ROZPATRZMY ROZWAŻMY TO
W SERCACH SWOICH
WIARĄ I ROZUMEM PRAWDĘ
PRZED TRYBUNAŁAMI
OSOBOWEGO ROZUMU I KULTURY
CZŁOWIEKA MYŚLĄCEGO NA ZIEMI
KONTEMPLUJMY W OSOBY WSPÓŁŚWIĄTYNI
Takie pytania są uzasadnione, kiedy uda nam się przedrzeć przez zasłónę tradycji i dotrzeć do aspektów istotowych i konstytutywnych.
Takie pytania są uzasadnione, kiedy uda nam się przedrzeć przez zasłonę tradycji i dotrzeć do aspektów istotowych i konstytutywnych rzeczywistości, dzisiaj konkretnie do polskiej WIGILII.
Trzeba pracować w pocie swego czoła, choćby do końca Roku Norwidowskiego 2021.
„Pracować musisz”, głos ogromny woła,
Nie z potem dłoni twej lub twego grzbietu,
(Bo prac początek, doprawdy, jest nie tu)
«Pracować musisz z potem twego czoła!»
— Bądź sobie, jak tam chcesz, realnym człekiem,
Nic nie poradzisz! twoje każde dzieło,
Choćby się z cudów Herkulejskich wszczęło,
Niedopełnionym będzie i kalekiem;
…
— pracą pierwszą jest: umysłu-stałość!”
Jak może mechanizm tradycji religijno-kulturowej blokować umysł? Najprościej wyjaśniła to siostra Małgorzata Chmielewska:
„została zapytana nt. sondażu opublikowanego na łamach "Rzeczpospolitej", z którego można dowiedzieć się, że osoby niewierzące chętniej deklarują chęć pomocy i pomagają migrantom, którzy znajdują się przy granicy z Białorusią jak to świadczy o osobach wierzących w naszym kraju. - Ta wiara to jest przywiązanie do pewnej tradycji.
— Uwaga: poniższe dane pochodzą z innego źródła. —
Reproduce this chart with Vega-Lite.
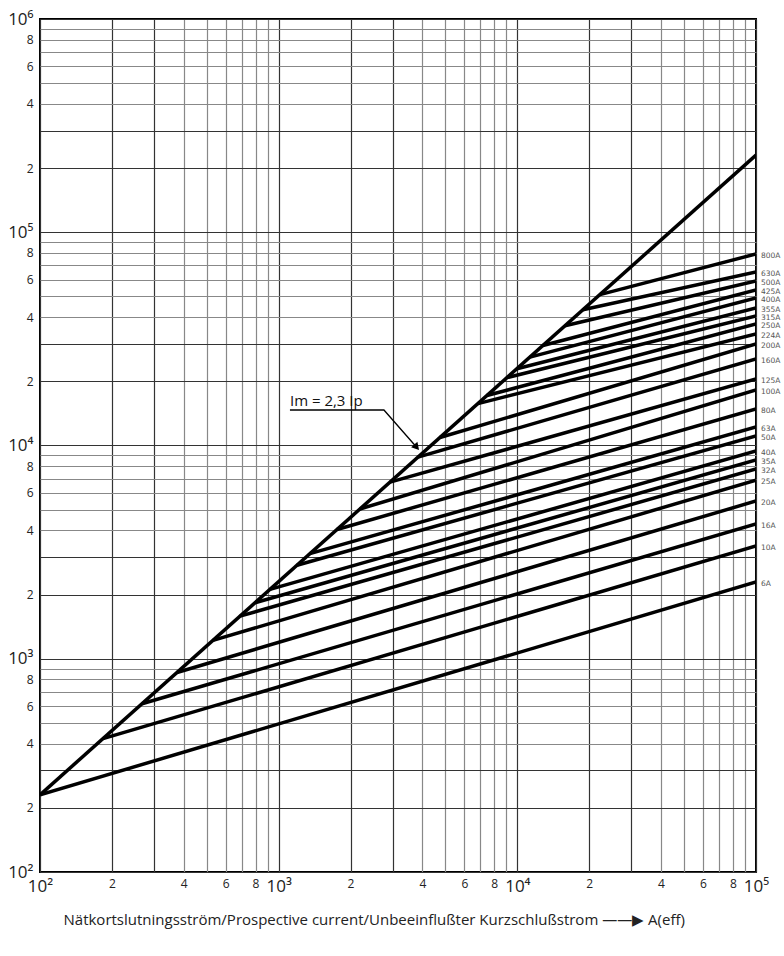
{
  "$schema": "https://vega.github.io/schema/vega-lite/v6.json",
  "width": 716,
  "height": 853,
  "autosize": {"type": "none"},
  "padding": {"left": 40, "top": 19, "right": 28, "bottom": 84},
  "background": "white",
  "config": {
    "view": {"stroke": "black", "strokeWidth": 2},
    "axis": {
      "domain": false,
      "ticks": false,
      "grid": true,
      "gridWidth": 1.2,
      "labelFont": "Open Sans",
      "labelColor": "#222",
      "labelOverlap": false,
      "labelFlush": false
    }
  },
  "datasets": {
    "lines": [
      {"fuse": "diag", "x": 100, "y": 230},
      {"fuse": "diag", "x": 100000, "y": 230000},
      {"fuse": "6A", "x": 100, "y": 230},
      {"fuse": "6A", "x": 100000, "y": 2291},
      {"fuse": "10A", "x": 183.6, "y": 422},
      {"fuse": "10A", "x": 100000, "y": 3380},
      {"fuse": "16A", "x": 267.5, "y": 615},
      {"fuse": "16A", "x": 100000, "y": 4285},
      {"fuse": "20A", "x": 374.9, "y": 862},
      {"fuse": "20A", "x": 100000, "y": 5495},
      {"fuse": "25A", "x": 530.6, "y": 1220},
      {"fuse": "25A", "x": 100000, "y": 6886},
      {"fuse": "32A", "x": 688.5, "y": 1584},
      {"fuse": "32A", "x": 100000, "y": 7760},
      {"fuse": "35A", "x": 795.6, "y": 1830},
      {"fuse": "35A", "x": 100000, "y": 8550},
      {"fuse": "40A", "x": 919.4, "y": 2115},
      {"fuse": "40A", "x": 100000, "y": 9420},
      {"fuse": "50A", "x": 1193, "y": 2744},
      {"fuse": "50A", "x": 100000, "y": 11090},
      {"fuse": "63A", "x": 1352, "y": 3110},
      {"fuse": "63A", "x": 100000, "y": 12220},
      {"fuse": "80A", "x": 1755, "y": 4037},
      {"fuse": "80A", "x": 100000, "y": 14830},
      {"fuse": "100A", "x": 2191, "y": 5039},
      {"fuse": "100A", "x": 100000, "y": 18200},
      {"fuse": "125A", "x": 2926, "y": 6730},
      {"fuse": "125A", "x": 100000, "y": 20500},
      {"fuse": "160A", "x": 3833, "y": 8816},
      {"fuse": "160A", "x": 100000, "y": 25460},
      {"fuse": "200A", "x": 4739, "y": 10900},
      {"fuse": "200A", "x": 100000, "y": 29930},
      {"fuse": "224A", "x": 6836, "y": 15723},
      {"fuse": "224A", "x": 100000, "y": 33340},
      {"fuse": "250A", "x": 7457, "y": 17151},
      {"fuse": "250A", "x": 100000, "y": 37150},
      {"fuse": "315A", "x": 9045, "y": 20804},
      {"fuse": "315A", "x": 100000, "y": 40480},
      {"fuse": "355A", "x": 9961, "y": 22910},
      {"fuse": "355A", "x": 100000, "y": 44150},
      {"fuse": "400A", "x": 11290, "y": 25967},
      {"fuse": "400A", "x": 100000, "y": 49190},
      {"fuse": "425A", "x": 12800, "y": 29440},
      {"fuse": "425A", "x": 100000, "y": 53580},
      {"fuse": "500A", "x": 15830, "y": 36409},
      {"fuse": "500A", "x": 100000, "y": 59040},
      {"fuse": "630A", "x": 18830, "y": 43309},
      {"fuse": "630A", "x": 100000, "y": 65110},
      {"fuse": "800A", "x": 22180, "y": 51014},
      {"fuse": "800A", "x": 100000, "y": 79080}
    ],
    "anno": [
      {"x": 1115, "y": 14670},
      {"x": 2761, "y": 14670},
      {"x": 3785, "y": 9808}
    ],
    "arrow": [
      {"x": 3785, "y": 9808}
    ],
    "note": [
      {"x": 1115, "y": 15400, "text": "Im = 2,3 Ip"}
    ]
  },
  "encoding": {
    "x": {
      "field": "x",
      "type": "quantitative",
      "scale": {"type": "log", "domain": [100, 100000], "nice": false},
      "axis": {
        "values": [100,200,300,400,500,600,700,800,900,1000,2000,3000,4000,5000,6000,7000,8000,9000,10000,20000,30000,40000,50000,60000,70000,80000,90000,100000],
        "labelExpr": "datum.value == 100 ? '10²' : datum.value == 1000 ? '10³' : datum.value == 10000 ? '10⁴' : datum.value == 100000 ? '10⁵' : (indexof([2,4,6,8], round(datum.value/pow(10, floor(log(datum.value)/LN10 + 1e-9)))) >= 0 ? '' + round(datum.value/pow(10, floor(log(datum.value)/LN10 + 1e-9))) : '')",
        "labelFontSize": {"condition": {"test": "abs(log(datum.value)/LN10 - round(log(datum.value)/LN10)) < 1e-6", "value": 17}, "value": 12},
        "labelPadding": 6,
        "gridColor": {"condition": {"test": "round(datum.value/pow(10, floor(log(datum.value)/LN10 + 1e-9))) <= 3", "value": "#333"}, "value": "#888"},
        "title": "Nätkortslutningsström/Prospective current/Unbeeinflußter  Kurzschlußstrom ——▶ A(eff)",
        "titleFont": "Open Sans",
        "titleFontSize": 15,
        "titleFontWeight": "normal",
        "titleColor": "#222",
        "titleAnchor": "start",
        "titleAlign": "left",
        "titleX": 23,
        "titleY": 52,
        "titleBaseline": "alphabetic"
      }
    },
    "y": {
      "field": "y",
      "type": "quantitative",
      "scale": {"type": "log", "domain": [100, 1000000], "nice": false},
      "axis": {
        "values": [100,200,300,400,500,600,700,800,900,1000,2000,3000,4000,5000,6000,7000,8000,9000,10000,20000,30000,40000,50000,60000,70000,80000,90000,100000,200000,300000,400000,500000,600000,700000,800000,900000,1000000],
        "labelExpr": "datum.value == 100 ? '10²' : datum.value == 1000 ? '10³' : datum.value == 10000 ? '10⁴' : datum.value == 100000 ? '10⁵' : datum.value == 1000000 ? '10⁶' : (indexof([2,4,6,8], round(datum.value/pow(10, floor(log(datum.value)/LN10 + 1e-9)))) >= 0 ? '' + round(datum.value/pow(10, floor(log(datum.value)/LN10 + 1e-9))) : '')",
        "labelFontSize": {"condition": {"test": "abs(log(datum.value)/LN10 - round(log(datum.value)/LN10)) < 1e-6", "value": 17}, "value": 12},
        "labelPadding": 7,
        "gridColor": {"condition": {"test": "round(datum.value/pow(10, floor(log(datum.value)/LN10 + 1e-9))) <= 3", "value": "#333"}, "value": "#888"},
        "title": null
      }
    }
  },
  "layer": [
    {
      "data": {"name": "lines"},
      "mark": {"type": "line", "color": "black", "strokeWidth": 3.5, "strokeCap": "butt", "clip": true},
      "encoding": {"detail": {"field": "fuse"}}
    },
    {
      "data": {"name": "lines"},
      "transform": [{"filter": "datum.x == 100000 && datum.fuse != 'diag'"}],
      "mark": {"type": "text", "align": "left", "baseline": "middle", "dx": 5, "dy": 2, "fontSize": 7.5, "font": "DejaVu Sans", "color": "#555"},
      "encoding": {"text": {"field": "fuse"}}
    },
    {
      "data": {"name": "anno"},
      "mark": {"type": "line", "color": "black", "strokeWidth": 1.3},
      "encoding": {"order": {"field": "x"}}
    },
    {
      "data": {"name": "arrow"},
      "mark": {"type": "point", "shape": "triangle-down", "angle": 319, "filled": true, "color": "black", "size": 70, "opacity": 1}
    },
    {
      "data": {"name": "note"},
      "mark": {"type": "text", "align": "left", "baseline": "alphabetic", "fontSize": 15, "font": "Open Sans", "color": "#111"},
      "encoding": {"text": {"field": "text"}}
    }
  ]
}
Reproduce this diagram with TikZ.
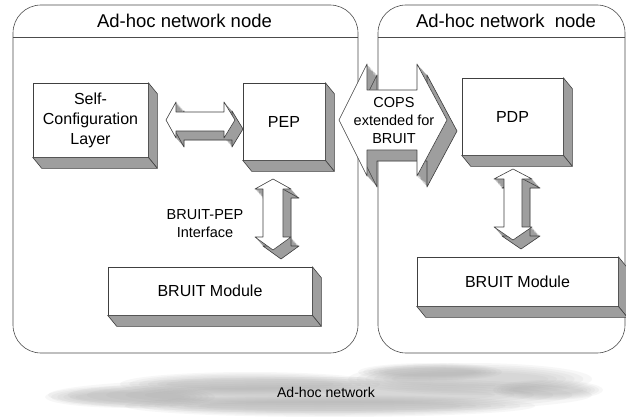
\documentclass[tikz,border=0pt]{standalone}
\usepackage{fontspec}
\setmainfont{Liberation Sans}
\usetikzlibrary{calc}
\tikzset{
  ln/.style={draw=black!75, line width=0.6pt, line join=round},
  side/.style={ln, fill=black!38},
  front/.style={ln, fill=white},
  cont/.style={draw=black!70, line width=0.6pt, rounded corners=28pt},
  boxnode/.style={front, inner sep=0pt, align=center, font=\fontsize{16}{20}\selectfont},
  titletext/.style={inner sep=0pt, font=\fontsize{18.5}{22}\selectfont},
  labeltext/.style={inner sep=0pt, align=center, font=\fontsize{14.5}{18}\selectfont},
  cloudpart/.style={fill=black!40, fill opacity=0.075, draw=none}
}
\newcommand\boxsides[1]{%
  \filldraw[side] (#1.north east) -- ++(9,11) -- ([shift={(9,11)}]#1.south east) -- (#1.south east) -- cycle;
  \filldraw[side] (#1.south west) -- ++(9,11) -- ([shift={(9,11)}]#1.south east) -- (#1.south east) -- cycle;}
\newcommand\copsarrow[1]{\path[#1] (339,120) -- (367,64) -- (367,90) -- (417,90) -- (417,64) -- (447,120) -- (417,176) -- (417,150) -- (367,150) -- (367,176) -- cycle;}
\newcommand\harrow[1]{\path[#1] (166,120) -- (176,102) -- (176,112) -- (224,112) -- (224,102) -- (235,120) -- (224,138) -- (224,131) -- (176,131) -- (176,138) -- cycle;}
\newcommand\vlarrow[1]{\path[#1] (273,179) -- (291,189) -- (283,189) -- (283,237) -- (291,237) -- (273,250) -- (255,237) -- (263,237) -- (263,189) -- (255,189) -- cycle;}
\newcommand\vrarrow[1]{\path[#1] (513,169) -- (532,179) -- (522,179) -- (522,227) -- (532,227) -- (513,240) -- (494,227) -- (504,227) -- (504,179) -- (494,179) -- cycle;}
\newcommand\extrude[3]{%
  \foreach \s in {1,...,12} { #1{fill=black!38, shift={({#2*\s/12},{#3*\s/12})}} }
  #1{side, shift={(#2,#3)}}
  #1{front}}
\newcommand\cloudblob[4]{%
  \foreach \k in {0,...,5} {
    \fill[cloudpart] (#1,#2) ellipse [x radius={#3-\k*#3/14}, y radius={#4-\k*#4/9}];
  }}
\begin{document}
\begin{tikzpicture}[x=1pt, y=-1pt]
\useasboundingbox (0,0) rectangle (626,417);
\fill[white] (0,0) rectangle (626,417);
% containers
\draw[cont] (13,353) -- (13,5) -- (358,5) -- (358,353) -- cycle;
\draw[draw=black!70, line width=0.6pt] (13,37) -- (358,37);
\draw[cont] (378,353) -- (378,5) -- (625,5) -- (625,353) -- cycle;
\draw[draw=black!70, line width=0.6pt] (378,37) -- (625,37);
\node[titletext] (t1) at (184.5,21) {Ad-hoc network node};
\node[titletext] (t2) at (506,21) {Ad-hoc network\ \ node};
% boxes
\node[boxnode, minimum width=115, minimum height=74] (self) at (90.5,120) {Self-\\Configuration\\Layer};
\boxsides{self}
\node[boxnode, minimum width=82, minimum height=77] (pep) at (284,121.5) {PEP};
\boxsides{pep}
\node[boxnode, minimum width=101, minimum height=77] (pdp) at (512.5,116.5) {PDP};
\boxsides{pdp}
\node[boxnode, minimum width=204, minimum height=48] (bm1) at (210,291) {BRUIT Module};
\boxsides{bm1}
\node[boxnode, minimum width=201, minimum height=49] (bm2) at (517.5,281.5) {BRUIT Module};
\boxsides{bm2}
% block arrows
\extrude{\harrow}{8}{9}
\extrude{\vlarrow}{8}{9}
\extrude{\vrarrow}{8}{9}
\extrude{\copsarrow}{10}{11}
\node[labeltext] (cops) at (394,121) {COPS\\extended for\\BRUIT};
\node[labeltext] (bpi) at (205,224) {BRUIT-PEP\\Interface};
% cloud
\cloudblob{320}{395}{272}{18}
\cloudblob{470}{379}{122}{16}
\cloudblob{250}{384}{130}{12}
\cloudblob{130}{397}{85}{11}
\cloudblob{330}{406}{205}{11}
\cloudblob{548}{390}{55}{10}
\cloudblob{430}{372}{72}{9}
\node[labeltext, font=\fontsize{14.1}{17}\selectfont] (net) at (326,392) {Ad-hoc network};
\end{tikzpicture}
\end{document}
Stąd niechęć do przyjmowania ludzi o innej kulturze, z lęku, że oni tę tradycję odbiorą, zniszczą, wysadzą w powietrze. Ta wiara nie ma wiele wspólnego z rzeczywistą wiarą czy przykazaniami, nauką Kościoła i ewangelią. To są przywiązania do pewnych tradycji i obrzędu - stwierdziła siostra Chmielewska. Dodała, że to dotyczy także wielu księży…” (tutaj, video)
Jakie myśli to rodzi w Wigilię 2021?
Aż po pytania-stwierdzenia smutne w tytule. Ci myślący radykalnie konsekwentnie nie chcą nawet śpiewac dzisiaj „Cicha noc”… gdy na granicy z zimna może ktoś umierać. Itd. itp. tak jak radykalnie mówi ksiądz profesor Alfred Wierzbicki z Katolickiego Uniwersytetu Lubelskiego. Cytuję cały zapis rozmowy, którą można w całości znaleźć i wysłuchać, obejrzeć na Youtube.
"Wierzbicki, etyk i teolog z Katolickiego Uniwersytetu Lubelskiego, odnosząc się w "Kropce nad i" w TVN24 do sytuacji migrantów na granicy, stwierdził, że "wyrządzono wielką krzywdę poprzez kłamstwo, że uchodźcy mają nam zagrażać". Jego zdaniem to jest "ogromna manipulacja ludzką świadomością".
- Jak tu śpiewać kolędy "Cicha noc", kiedy ta noc jest potworna, kiedy ona nie jest święta, jest potworna dla tych naszych braci i sióstr - dodał. Gość "Kropki nad i" zwracał uwagę na sytuację migrantów koczujących na granicy polsko-białoruskiej. Mówił o tym w kontekście Bożego Narodzenia i refleksji na temat postawy chrześcijańskiej wobec osób potrzebujących.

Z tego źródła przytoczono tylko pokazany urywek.